Порубов щелкнул зажигалкой, уничтожая только что прочитанное письмо, и ветер погнал еще дымящийся пепел к песочнице.
– А теперь выслушай меня, – произнесла Барби-русалка.
– Погоди. Ты, кажется, сказала, что тебя Машей зовут?
– Ага.
– Ну, так вот, Маша, у меня сейчас срочное дело, маму надо в клинику за границу отправить. Покрутись где-нибудь здесь. Хочешь, в кафе посиди, я деньги дам. Когда вернусь, все мне и расскажешь. Лады?

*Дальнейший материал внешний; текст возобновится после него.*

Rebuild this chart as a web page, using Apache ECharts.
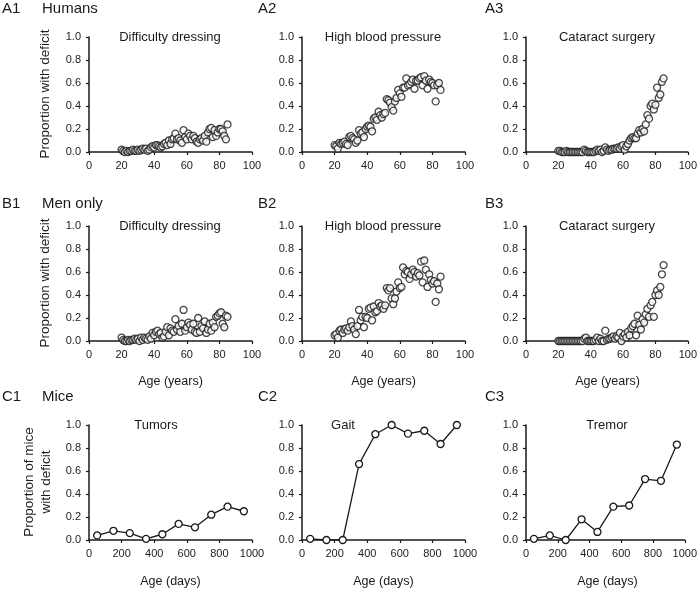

– Нет, не лады, – покрутила головой Маша. – Я с тобой пойду.
– Как знаешь.
По дороге, пока ехали в автобусе, Монгола и его предложение не вспоминали, словно его и не было. Маша расспрашивала Андрея, он все рассказал о матери, о том, что ей нужна срочная операция. А когда все это останется позади, то он, скорее всего, откликнется на предложение зоновского авторитета. Разговаривать с девушкой было почему-то легко и свободно.

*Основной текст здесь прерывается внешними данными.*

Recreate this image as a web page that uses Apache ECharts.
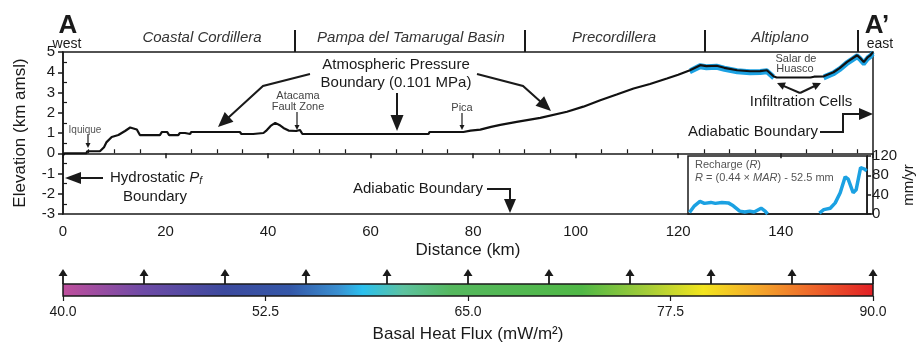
<!DOCTYPE html>
<html><head><meta charset="utf-8">
<script src="https://cdn.jsdelivr.net/npm/echarts@6/dist/echarts.min.js"></script>
<style>html,body{margin:0;padding:0;background:#fff}#c{width:917px;height:345px}</style>
</head><body><div id="c"></div>
<script>
// ---------- DATA ----------
var topoKm = [0,0.3,4.6,4.7,7.2,8.0,8.5,9.5,10.8,12.1,13.1,14.4,15.0,18.9,19.3,20.3,20.7,22.5,22.8,23.8,24.1,24.8,25.0,34.5,34.8,37.1,37.4,39.1,39.6,40.5,41.4,42.2,43.0,44.0,45.5,46.2,46.7,71.3,71.5,78.1,79.5,81.4,83.5,85.3,88.5,93.1,98.3,101.5,104.8,108,111.3,114.5,117.8,120,122.3,124.3,125.5,127.5,129,131.5,134,136,137.3,138.6,139.2,145.8,146.5,148.4,150.3,151.5,152.9,154.9,155.5,156.2,157.0,157.5,158];
var topoElev = [-0.1,0,0,0.1,0.1,0.3,0.55,0.8,0.9,1.1,1.27,1.17,0.9,0.9,1.05,1.05,0.9,0.9,1.0,1.0,0.95,0.95,1.05,1.05,0.95,0.95,1.0,1.0,1.1,1.35,1.5,1.4,1.25,1.12,1.1,1.15,0.95,0.95,1.05,1.05,1.12,1.17,1.3,1.4,1.55,1.75,2.05,2.3,2.62,2.9,3.2,3.42,3.69,3.88,4.1,4.35,4.3,4.32,4.22,4.1,4.05,4.06,4.1,3.8,3.74,3.74,3.78,3.8,4.0,4.2,4.5,4.84,4.7,4.5,4.75,4.84,5.0];
var infiltrationZones = [[121,138.8],[147,158]];

var rechargeKm1 = [122.3,123.3,124.4,125.3,126.6,127.5,128.8,130.1,131.1,132.4,133.4,134.4,135.3,136.7,137.5,138];
var rechargeVal1 = [3,17,26,22,24,22,24,23,17,6,4,6,4,12,6,0];
var rechargeKm2 = [148.4,149.3,150.6,151.6,152.6,153.6,154.2,155.2,155.8,156.7,157.5,157.9];
var rechargeVal2 = [2,9,12,23,44,77,72,44,50,96,93,89];

var heatFluxRange = [40, 90];
var heatFluxArrows = [40,45,50,55,60,65,70,75,80,85,90];

var regionNames = ['Coastal Cordillera','Pampa del Tamarugal Basin','Precordillera','Altiplano'];

// ---------- STYLE ----------
var FONT = '"Liberation Sans", Arial, Helvetica, sans-serif';
var INK = '#1a1a1a';
var BLUE = '#1ba1e2';
var gradStops = [
  {offset:0, color:'#c04f9d'},{offset:0.1, color:'#6e4ba6'},{offset:0.2, color:'#3c4a9e'},
  {offset:0.28, color:'#3457a8'},{offset:0.34, color:'#3a8fd0'},{offset:0.37, color:'#2bc0ee'},
  {offset:0.42, color:'#5dc2a0'},{offset:0.48, color:'#55b85e'},{offset:0.64, color:'#50b846'},
  {offset:0.72, color:'#a3cc38'},{offset:0.79, color:'#f3e51e'},{offset:0.86, color:'#f4a52a'},
  {offset:0.92, color:'#ee6a2a'},{offset:1, color:'#e21f26'}
];

function pairs(a,b){ return a.map(function(v,i){ return [v,b[i]]; }); }
var topoData = pairs(topoKm, topoElev);
var blueSeries = infiltrationZones.map(function(z){
  return {type:'line', xAxisIndex:0, yAxisIndex:0, symbol:'none', silent:true, z:2,
    data: topoData.filter(function(p){ return p[0]>=z[0] && p[0]<=z[1]; }),
    lineStyle:{color:BLUE, width:4, shadowColor:BLUE, shadowBlur:0, shadowOffsetY:2}};
});

function txt(x,y,s,o){
  var st = {text:s, fill:INK, font:'15px '+FONT, align:'center', verticalAlign:'middle', textAlign:'center', textVerticalAlign:'middle'};
  for (var k in (o||{})) st[k]=o[k];
  return {type:'text', x:x, y:y, z:100, style:st};
}
function arrow(pts, hl, hw, lw){
  var n=pts.length, a=pts[n-2], b=pts[n-1];
  var dx=b[0]-a[0], dy=b[1]-a[1], L=Math.sqrt(dx*dx+dy*dy), ux=dx/L, uy=dy/L;
  var bx=b[0]-ux*hl*0.8, by=b[1]-uy*hl*0.8;
  var hx=b[0]-ux*hl, hy=b[1]-uy*hl;
  var line = pts.slice(0,n-1).concat([[bx,by]]);
  return [
    {type:'polyline', z:100, shape:{points:line}, style:{stroke:INK, lineWidth:lw||2, fill:null}},
    {type:'polygon', z:100, shape:{points:[[b[0],b[1]],[hx-uy*hw/2, hy+ux*hw/2],[hx+uy*hw/2, hy-ux*hw/2]]}, style:{fill:INK}}
  ];
}
function line(pts, lw){ return {type:'polyline', z:100, shape:{points:pts}, style:{stroke:INK, lineWidth:lw||2, fill:null}}; }

var small = {font:'11px '+FONT, fill:'#444'};
var graphics = [
  txt(68,26,'A',{font:'bold 26px '+FONT}),
  txt(67,44,'west',{font:'14px '+FONT}),
  txt(877,26,'A’',{font:'bold 26px '+FONT}),
  txt(880,44,'east',{font:'14px '+FONT}),
  txt(202,38,regionNames[0],{font:'italic 15px '+FONT, fill:'#333'}),
  txt(411,38,regionNames[1],{font:'italic 15px '+FONT, fill:'#333'}),
  txt(614,38,regionNames[2],{font:'italic 15px '+FONT, fill:'#333'}),
  txt(780,38,regionNames[3],{font:'italic 15px '+FONT, fill:'#333'}),
  line([[295,30],[295,52]]), line([[525,30],[525,52]]), line([[705,30],[705,52]]), line([[858,30],[858,52]]),
  txt(85,130,'Iquique',{font:'10px '+FONT, fill:'#555'}),
  txt(298,96,'Atacama',small), txt(298,107,'Fault Zone',small),
  txt(462,108,'Pica',small),
  txt(796,59,'Salar de',small), txt(795,69,'Huasco',small),
  txt(396,65,'Atmospheric Pressure'), txt(396,83,'Boundary (0.101 MPa)'),
  txt(801,102,'Infiltration Cells'),
  txt(818,132,'Adiabatic Boundary',{align:'right',textAlign:'right'}),
  txt(418,189,'Adiabatic Boundary'),
  {type:'text', x:110, y:178, z:100, style:{text:'Hydrostatic {i|P}{s|f}', fill:INK, fontSize:15, fontFamily:FONT, align:'left', verticalAlign:'middle', textAlign:'left', textVerticalAlign:'middle',
     rich:{i:{fontStyle:'italic', fontSize:15, fontFamily:FONT, fill:INK}, s:{fontStyle:'italic', fontSize:10, fontFamily:FONT, fill:INK, padding:[7,0,0,0]}}}},
  txt(155,197,'Boundary'),
  {type:'text', x:695, y:165, z:100, style:{text:'Recharge ({i|R})', fill:'#555', fontSize:11, fontFamily:FONT, align:'left', verticalAlign:'middle', textAlign:'left', textVerticalAlign:'middle', rich:{i:{fontStyle:'italic', fontSize:11, fontFamily:FONT, fill:'#555'}}}},
  {type:'text', x:695, y:178, z:100, style:{text:'{i|R} = (0.44 × {i|MAR}) - 52.5 mm', fill:'#555', fontSize:11, fontFamily:FONT, align:'left', verticalAlign:'middle', textAlign:'left', textVerticalAlign:'middle', rich:{i:{fontStyle:'italic', fontSize:11, fontFamily:FONT, fill:'#555'}}}}
];
graphics = graphics
  .concat(arrow([[88,134],[88,148]],5,5,1.2))
  .concat(arrow([[297,112],[297,130]],5,5,1.2))
  .concat(arrow([[462,113],[462,130]],5,5,1.2))
  .concat(arrow([[310,74],[263,86],[218,127]],15,13,2))
  .concat(arrow([[397,93],[397,131]],16,13,2))
  .concat(arrow([[477,74],[523,86],[551,111]],15,13,2))
  .concat(arrow([[800,93],[777,83]],8,8,2))
  .concat(arrow([[800,93],[821,83]],8,8,2))
  .concat(arrow([[820,132],[843,132],[843,114],[873,114]],14,12,2))
  .concat(arrow([[487,189],[510,189],[510,213]],14,12,2))
  .concat(arrow([[103,178],[65,178]],16,12,2));

var option = {
  animation:false,
  textStyle:{fontFamily:FONT},
  grid:[
    {left:63, top:52, width:810, height:162, show:true, borderColor:INK, borderWidth:1.5},
    {left:688, top:156, width:185, height:58, show:true, borderColor:INK, borderWidth:1.5},
    {left:63, top:284, width:810, height:12}
  ],
  xAxis:[
    {gridIndex:0, type:'value', min:0, max:158, interval:20,
     name:'Distance (km)', nameLocation:'middle', nameGap:28, nameTextStyle:{fontSize:17, color:INK},
     axisLine:{lineStyle:{color:INK, width:1.5}},
     axisTick:{length:5, lineStyle:{color:INK, width:1.5}},
     minorTick:{show:true, splitNumber:4, length:-4, lineStyle:{color:INK, width:1.2}},
     axisLabel:{fontSize:15, color:INK, margin:10, showMaxLabel:false, formatter:function(v){return v%20===0? String(v):'';}},
     splitLine:{show:false}},
    {gridIndex:1, type:'value', min:122, max:158, show:false},
    {gridIndex:2, type:'value', min:heatFluxRange[0], max:heatFluxRange[1], interval:12.5,
     name:'Basal Heat Flux (mW/m²)', nameLocation:'middle', nameGap:30, nameTextStyle:{fontSize:17, color:INK},
     axisLine:{show:false},
     axisTick:{length:5, lineStyle:{color:INK, width:1.2}},
     axisLabel:{fontSize:14, color:INK, margin:9, formatter:function(v){return v.toFixed(1);}},
     splitLine:{show:false}}
  ],
  yAxis:[
    {gridIndex:0, type:'value', min:-3, max:5, interval:1,
     name:'Elevation (km amsl)', nameLocation:'middle', nameGap:34, nameTextStyle:{fontSize:17, color:INK},
     axisLine:{show:true, lineStyle:{color:INK, width:1.5}},
     axisTick:{show:true, length:5, lineStyle:{color:INK, width:1.5}},
     minorTick:{show:true, splitNumber:2, length:-4, lineStyle:{color:INK, width:1.2}},
     axisLabel:{fontSize:15, color:INK, margin:8},
     splitLine:{show:false}},
    {gridIndex:1, type:'value', position:'right', min:0, max:120, interval:40,
     name:'mm/yr', nameLocation:'middle', nameGap:31, nameRotate:90, nameTextStyle:{fontSize:15, color:INK},
     axisLine:{show:true, lineStyle:{color:INK, width:1.5}},
     axisTick:{show:true, length:4, lineStyle:{color:INK, width:1.5}},
     axisLabel:{fontSize:15, color:INK, margin:5},
     splitLine:{show:false}},
    {gridIndex:2, type:'value', min:0, max:1, show:false}
  ],
  graphic:{elements:graphics},
  series: blueSeries.concat([
    {type:'line', xAxisIndex:0, yAxisIndex:0, symbol:'none', z:3, silent:true, data:topoData,
     lineStyle:{color:'#111', width:2.2}},
    {type:'line', xAxisIndex:1, yAxisIndex:1, symbol:'none', z:3, silent:true, data:pairs(rechargeKm1, rechargeVal1),
     lineStyle:{color:BLUE, width:3.5}},
    {type:'line', xAxisIndex:1, yAxisIndex:1, symbol:'none', z:3, silent:true, data:pairs(rechargeKm2, rechargeVal2),
     lineStyle:{color:BLUE, width:3.5}},
    {type:'custom', xAxisIndex:2, yAxisIndex:2, silent:true, z:3, data:[heatFluxRange],
     encode:{x:[0,1]},
     renderItem:function(params, api){
       var p0 = api.coord([api.value(0), 0]);
       var p1 = api.coord([api.value(1), 1]);
       return {type:'rect', shape:{x:p0[0], y:p1[1], width:p1[0]-p0[0], height:p0[1]-p1[1]},
         style:{fill:new echarts.graphic.LinearGradient(0,0,1,0,gradStops), stroke:INK, lineWidth:1.5}};
     }},
    {type:'custom', xAxisIndex:2, yAxisIndex:2, silent:true, z:4, data:heatFluxArrows.map(function(v){return [v];}),
     encode:{x:0},
     renderItem:function(params, api){
       var p = api.coord([api.value(0), 1]);
       return {type:'group', children:[
         {type:'line', shape:{x1:p[0], y1:p[1], x2:p[0], y2:p[1]-9}, style:{stroke:INK, lineWidth:1.8}},
         {type:'polygon', shape:{points:[[p[0],p[1]-15],[p[0]-4.5,p[1]-8],[p[0]+4.5,p[1]-8]]}, style:{fill:INK}}
       ]};
     }}
  ])
};
var chart = echarts.init(document.getElementById('c'), null, {renderer:'canvas'});
chart.setOption(option);
</script>
</body></html>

Больничный дворик, засаженный деревьями, заставленный старыми, но старательно покрашенными скамейками, встретил Порубова и его спутницу приятной тенью. Негромко переговаривались больные, прогуливающиеся по аллейкам. На скамейке двое стариков играли в шахматы. Устроившись среди разросшихся кустов, двое мужиков спокойно попивали водку, передавая друг другу бутылку из рук в руки. Все тут веяло спокойствием и благополучием. И если бы не старое одноэтажное здание морга, сложенное из красного кирпича, можно было бы подумать, что старики в областном центре счастливы, как дети, а если и умирают, то ненадолго.
Андрюха и Маша поднялись в отделение, дверь в реанимацию, конечно же, была закрыта на кодовый замок – посторонним там делать нечего. Пробегавшая мимо медсестра сообщила, что лечащий врач матери Порубова сейчас на операции и следует подождать. Она ему передаст, и тот обязательно выйдет.
Андрей и племянница Монгола устроились ждать на топчане в длинном коридоре. И только тут Порубов заметил, что здесь они не одни. В отдалении стояла у окна молодая женщина и, не отрываясь, смотрела на него. Он сразу узнал свою неверную подругу молодости. Катя Пряник явно хотела подойти к нему. Она уже несколько дней искала встречи с ним, даже приходила к нему в дом, но на звонки никто не открывал. А потом от соседей она узнала, что мать Андрея увезли в больницу, позвонила туда, поговорила с врачом. Тот сказал, что Порубов регулярно наведывается к матери. Вот и пришла, ждала. Она бы бросилась к нему сразу, как только увидела, но ее Андрюха был не один.
Женщины очень четко чувствуют красоту других женщин, у них никогда на этот счет не бывает сомнений. Они наверняка знают, кто стройнее их, привлекательнее, сексапильнее, правда, никогда не признаются в этом другим вслух. И Катя чувствовала, что эта ненавистная Барби, сидящая рядом с Андреем, красивее ее, выше, и ноги у нее длиннее, и волосы шелковистее. Короче говоря, проигрывает Катька ей по всем статьям, кроме одной. Больше, чем Катя, любить его никто не сможет. И еще настораживало, что пришла она именно сюда, не в кино и не в ресторан потащилась, а к больной матери Андрея, значит, планы у нее на Андрюху серьезные.
Но ведь Катя пришла сюда не затем, чтобы прощения просить, что не дождалась Андрея с зоны, что замуж за мента выскочила, а надо было ей предупредить Порубова.